Histoire de fantôme
« Tu fumes trop. » Avec De nos jours…, sorti l’été dernier dans les salles française, Walk Up témoigne d’une inquiétude nouvelle dans la filmographie dense d’Hong Sang-soo. Ses personnages qui fument et boivent joyeusement depuis plus de vingt ans sentent désormais peser sur eux le poids de leur mode de vie débridé. Byung-soo, cinéaste cinquantenaire, part à la rencontre d’une ancienne amie, architecte d’intérieur, pour lui demander de donner des cours à sa fille. Lors de la rencontre, elle lui fait visiter l’immeuble dans lequel elle vit, et qu’elle a racheté et retapé. Byung-soo finira par habiter au dernier étage. Comme souvent chez Hong Sang-soo, la figure du réalisateur est désacralisé. Il n’est ni l’esprit brillant apte à découvrir des idées nouvelles dans la petite poésie du quotidien ni l’intellectuel aigri et hautain, déprimé sous le poids de son intelligence face à la médiocrité du monde. Il est rapporté à des problématiques très triviales, et si jusqu’à récemment, il s’agissait d’une trivialité de jeune homme, notamment autour de la question du désir, c’est désormais le corps vieillissant qui affronte les fatalités matérielles du monde. Désireux de prendre une pause d’au moins deux ans dans la fabrication de ses films et contraint un temps à un régime sans viande, le personnage passe ses journées à végéter chez lui. Les mouvements de sa main pour porter sa cigarette à sa bouche s’accorde avec ceux des feuilles de l’arbre devant chez lui. Immobile et souriant, il se fond dans le décor comme un gentil fantôme.
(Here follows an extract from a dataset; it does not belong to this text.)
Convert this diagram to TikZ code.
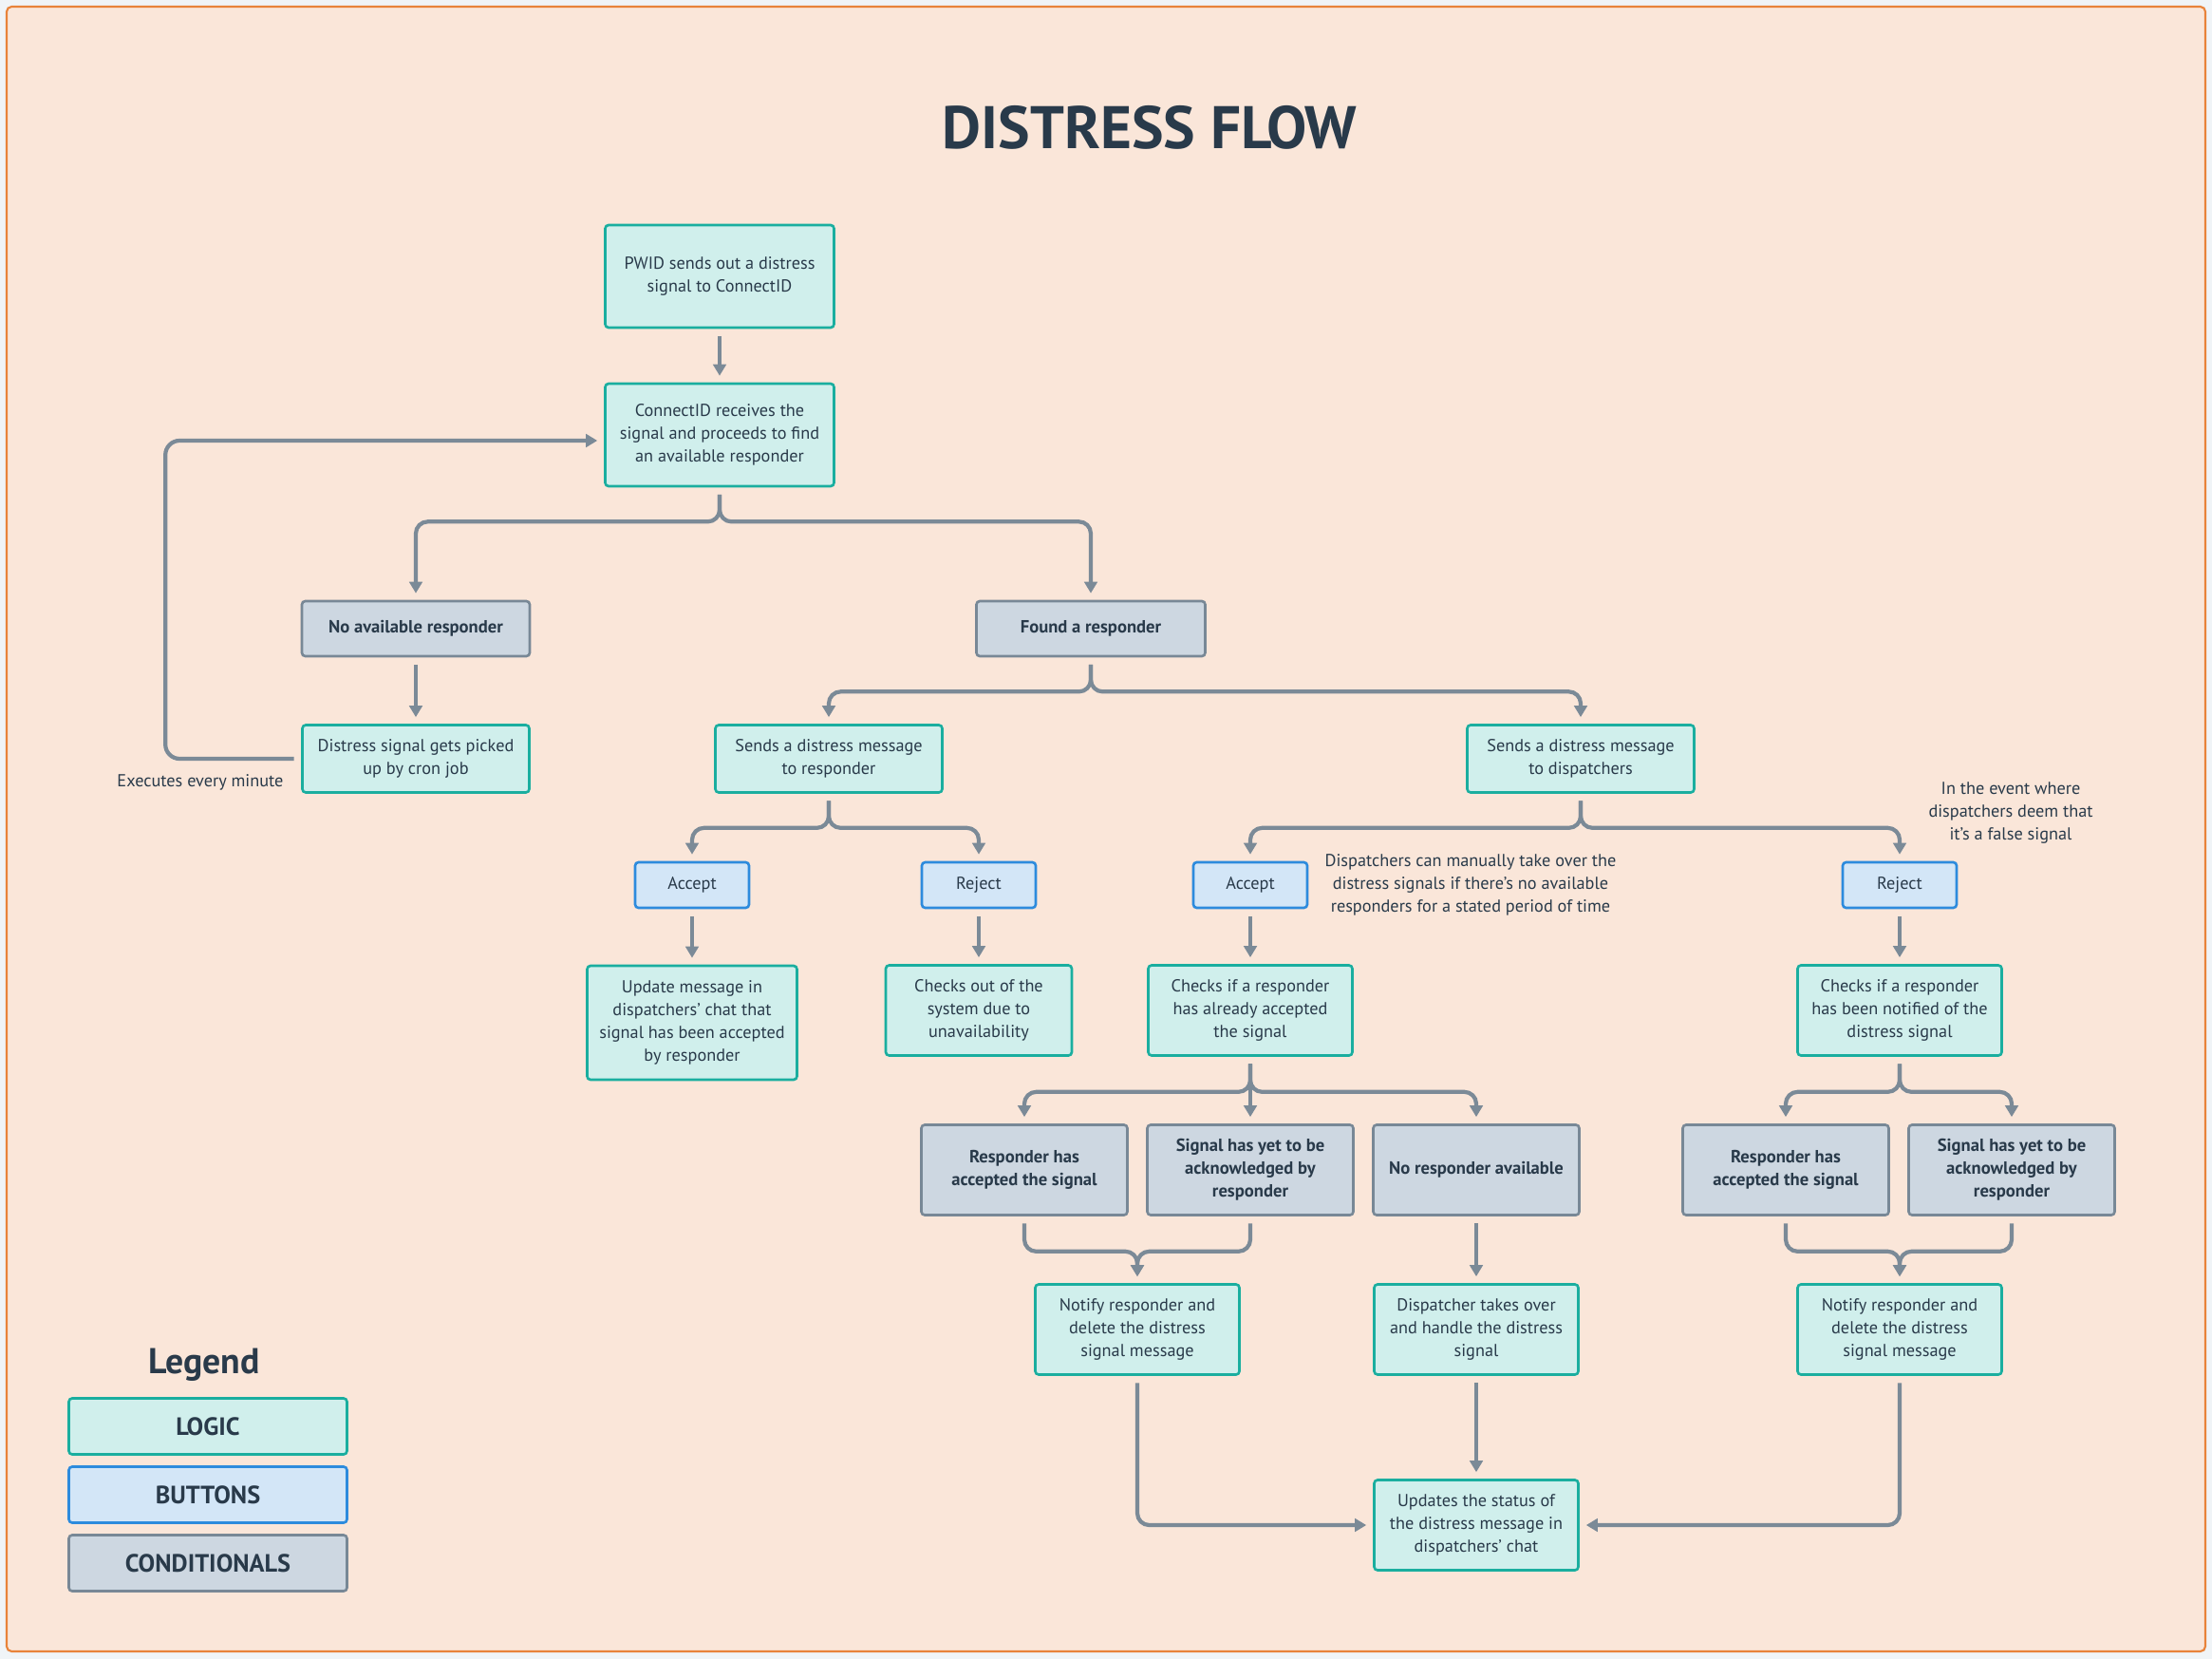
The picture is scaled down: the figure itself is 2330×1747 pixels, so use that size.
\documentclass[tikz,border=0pt]{standalone}
\usepackage{fontspec}
\setmainfont{PT Sans}
\usepackage{tikz}
\usetikzlibrary{arrows.meta, calc}
\definecolor{LogicFill}{HTML}{D0EFEC}
\definecolor{LogicLine}{HTML}{1AAE9F}
\definecolor{BtnFill}{HTML}{D3E6F7}
\definecolor{BtnLine}{HTML}{2D8BDD}
\definecolor{CondFill}{HTML}{CDD7E1}
\definecolor{CondLine}{HTML}{788896}
\definecolor{Wire}{HTML}{7B8A97}
\definecolor{Ink}{HTML}{293A4A}
\definecolor{Paper}{HTML}{FAE6D9}
\definecolor{Frame}{HTML}{E8833A}
\definecolor{Outside}{HTML}{F0F4F7}

\begin{document}
\begin{tikzpicture}[x=0.02cm, y=-0.02cm,
          base/.style={rectangle, rounded corners=2pt, line width=1.5pt, align=center,
                       text=Ink, inner sep=2pt, font=\fontsize{10.4}{13.7}\selectfont},
          logic/.style={base, draw=LogicLine, fill=LogicFill, minimum width=4.3cm, minimum height=1.9cm},
          button/.style={base, draw=BtnLine, fill=BtnFill, minimum width=2.4cm, minimum height=0.96cm},
          cond/.style={base, draw=CondLine, fill=CondFill, minimum width=4.34cm, minimum height=1.9cm,
                       font=\fontsize{10.6}{13.7}\selectfont\bfseries},
          legend/.style={base, minimum width=5.86cm, minimum height=1.18cm, font=\fontsize{15}{17}\selectfont\bfseries},
          note/.style={align=center, text=Ink, font=\fontsize{10.4}{13.7}\selectfont},
          arr/.style={-{Triangle[length=0.24cm, width=0.27cm]}, line width=2.4pt, draw=Wire,
                      shorten <=0.15cm, shorten >=0.14cm},
          fork/.style={arr, rounded corners=0.25cm}
        ]
        \useasboundingbox (0,0) rectangle (2330,1747);
        \fill[Outside] (0,0) rectangle (2330,1747);
        \draw[Frame, fill=Paper, line width=1.2pt, rounded corners=3pt] (7,7) rectangle (2323,1739);

        \node[text=Ink, font=\fontsize{36}{40}\selectfont\bfseries] (title) at (1211,134) {DISTRESS FLOW};

        % start of the flow
        \node[logic, minimum width=4.82cm, minimum height=2.16cm] (pwid)    at (758,291) {PWID sends out a distress\\signal to ConnectID};
        \node[logic, minimum width=4.82cm, minimum height=2.16cm] (connect) at (758,458) {ConnectID receives the\\signal and proceeds to find\\an available responder};
        \draw[arr] (pwid) -- (connect);

        % no responder found: cron loop
        \node[cond, minimum width=4.8cm, minimum height=1.16cm]   (noavail)  at (438,662) {No available responder};
        \node[logic, minimum width=4.78cm, minimum height=1.42cm] (cron)     at (438,799) {Distress signal gets picked\\up by cron job};
        \node[note] (cronnote) at (211,824) {Executes every minute};
        \draw[fork] (connect.south) -- ++(0,36) -| (noavail.north);
        \draw[arr] (noavail) -- (cron);
        \draw[fork, rounded corners=0.3cm] (cron.west) -- ++(-143,0) |- ($(connect.west)+(0,6)$);

        % responder found
        \node[cond, minimum width=4.82cm, minimum height=1.16cm]  (found)    at (1149,662) {Found a responder};
        \node[logic, minimum width=4.78cm, minimum height=1.42cm] (sendresp) at (873,799)  {Sends a distress message\\to responder};
        \node[logic, minimum width=4.78cm, minimum height=1.42cm] (senddisp) at (1665,799) {Sends a distress message\\to dispatchers};
        \draw[fork] (connect.south) -- ++(0,36) -| (found.north);
        \draw[fork] (found.south) -- ++(0,36) -| (sendresp.north);
        \draw[fork] (found.south) -- ++(0,36) -| (senddisp.north);

        % responder side
        \node[button] (accresp) at (729,932)  {Accept};
        \node[button] (rejresp) at (1031,932) {Reject};
        \node[logic, minimum width=4.42cm, minimum height=2.4cm] (update)   at (729,1077)  {Update message in\\dispatchers' chat that\\signal has been accepted\\by responder};
        \node[logic, minimum width=3.92cm]                       (checkout) at (1031,1064) {Checks out of the\\system due to\\unavailability};
        \draw[fork] (sendresp.south) -- ++(0,36) -| (accresp.north);
        \draw[fork] (sendresp.south) -- ++(0,36) -| (rejresp.north);
        \draw[arr] (accresp) -- (update);
        \draw[arr] (rejresp) -- (checkout);

        % dispatcher side
        \node[button] (accdisp) at (1317,932) {Accept};
        \node[button] (rejdisp) at (2001,932) {Reject};
        \node[note] (takeover)  at (1549,932) {Dispatchers can manually take over the\\distress signals if there's no available\\responders for a stated period of time};
        \node[note] (falsesig)  at (2118,856) {In the event where\\dispatchers deem that\\it's a false signal};
        \node[logic] (chkacc)  at (1317,1064) {Checks if a responder\\has already accepted\\the signal};
        \node[logic] (chknote) at (2001,1064) {Checks if a responder\\has been notified of the\\distress signal};
        \draw[fork] (senddisp.south) -- ++(0,36) -| (accdisp.north);
        \draw[fork] (senddisp.south) -- ++(0,36) -| (rejdisp.north);
        \draw[arr] (accdisp) -- (chkacc);
        \draw[arr] (rejdisp) -- (chknote);

        % conditions after accept
        \node[cond] (acceptA) at (1079,1232) {Responder has\\accepted the signal};
        \node[cond] (yetA)    at (1317,1232) {Signal has yet to be\\acknowledged by\\responder};
        \node[cond] (nonresp) at (1555,1232) {No responder available};
        \draw[fork] (chkacc.south) -- ++(0,37) -| (acceptA.north);
        \draw[arr]  (chkacc) -- (yetA);
        \draw[fork] (chkacc.south) -- ++(0,37) -| (nonresp.north);

        % conditions after reject
        \node[cond] (acceptB) at (1881,1232) {Responder has\\accepted the signal};
        \node[cond] (yetB)    at (2119,1232) {Signal has yet to be\\acknowledged by\\responder};
        \draw[fork] (chknote.south) -- ++(0,37) -| (acceptB.north);
        \draw[fork] (chknote.south) -- ++(0,37) -| (yetB.north);

        % outcomes
        \node[logic] (notifyA)  at (1198,1400) {Notify responder and\\delete the distress\\signal message};
        \node[logic] (takesover) at (1555,1400) {Dispatcher takes over\\and handle the distress\\signal};
        \node[logic] (notifyB)  at (2001,1400) {Notify responder and\\delete the distress\\signal message};
        \node[logic] (status)   at (1555,1606) {Updates the status of\\the distress message in\\dispatchers' chat};
        \draw[fork] (acceptA.south) -- ++(0,37) -| (notifyA.north);
        \draw[fork] (yetA.south) -- ++(0,37) -| (notifyA.north);
        \draw[arr]  (nonresp) -- (takesover);
        \draw[fork] (acceptB.south) -- ++(0,37) -| (notifyB.north);
        \draw[fork] (yetB.south) -- ++(0,37) -| (notifyB.north);
        \draw[fork] (notifyA.south) |- (status.west);
        \draw[arr]  (takesover) -- (status);
        \draw[fork] (notifyB.south) |- (status.east);

        % legend
        \node[text=Ink, font=\fontsize{21.5}{24}\selectfont\bfseries] (legtitle) at (215,1437) {Legend};
        \node[legend, draw=LogicLine, fill=LogicFill] (leglogic) at (219,1502) {LOGIC};
        \node[legend, draw=BtnLine, fill=BtnFill]     (legbtn)   at (219,1574) {BUTTONS};
        \node[legend, draw=CondLine, fill=CondFill]   (legcond)  at (219,1646) {CONDITIONALS};
      \end{tikzpicture}
\end{document}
Contrairement à celle du vieux poète de De nos jours…, à qui l’on a interdit de boire et de fumer pour des raisons médicales, son inquiétude est dissoute dans le film, plus abstraite, contaminant peu à peu les lieux – le conduit d’eau bouché dans la salle de bain, symptôme récurrent dans les films de maison hanté.
Le temps en creux
Malgré sa soixantaine passé, Hong Sang-soo se tient un cinéaste « à l’heure », en dessinant depuis une poignée de film une esthétique post-covid. Équipe technique extrêmement réduite – seulement deux techniciens, lui à la caméra et un perchman – films d’appartement, image numérique de mauvaise qualité, il prolonge les contraintes d’un tournage qui serait compromis par les réglementations de la période pandémique. Si cela fut un temps un prétexte à une exploration des potentielles qualités picturales de l’image numérique – ou comment le vert d’une bouteille au milieu de la grisaille d’un appartement peut devenir sujet d’une nature morte – il transcende ici la pauvreté a priori de son image par la richesse de ses ellipses. Le film est chapitré méthodiquement : plan-séquence d’une longue discussion autour d’une table, quelques plans d’exploration de l’immeuble, ellipse, nouveau plan séquence. Leur puissance repose sur deux spécificités. D’abord leur durée est dans un entre-deux : ni quelques heures ou quelques jours, ellipse dans l’action, ni plusieurs années, surgissement en un clin d’oeil du vieillissement des personnages. Elles durent plusieurs mois, et si du temps s’est écoulé, les manifestations de son passage sont à peine perceptibles. De plus, elles sont discrètes. Dans chaque nouveau plan-séquence, ni un carton ni un indice flagrant à l’image ne viendront nous indiquer de façon immédiate qu’une ellipse a eu lieu. C’est au fur et à mesure du dialogue, à travers les indications incomplètes d’un texte qui cherche le réalisme dans sa construction, que le spectateur sera invité d’abord à se rendre compte du passage du temps, puis à le mesurer tant bien que mal. Au début, le personnage retrouve son ancienne amie. Puis, elle lui présente une admiratrice de son travail de cinéaste. Puis, il vit avec cette admiratrice. Enfin, dans la dernière partie, l’écoulement du temps devient impossible à expliquer par des faits, mais par la dérive progressive du personnage vers un état fantomatique. C’est quand l’ellipse devient de plus en plus difficile à saisir narrativement qu’elle s’incarne paradoxalement le plus dans la chair du personnage. À travers l’inscription du temps de la grande dimension romanesque, les séparations, le vieillissement, la mort, dans le temps de la petite variation, rendu à peine perceptible et seulement dans l’observation et l’écoute attentives du déroulé des événements, Hong Sang-soo trouve la grande puissance mélancolique de son film.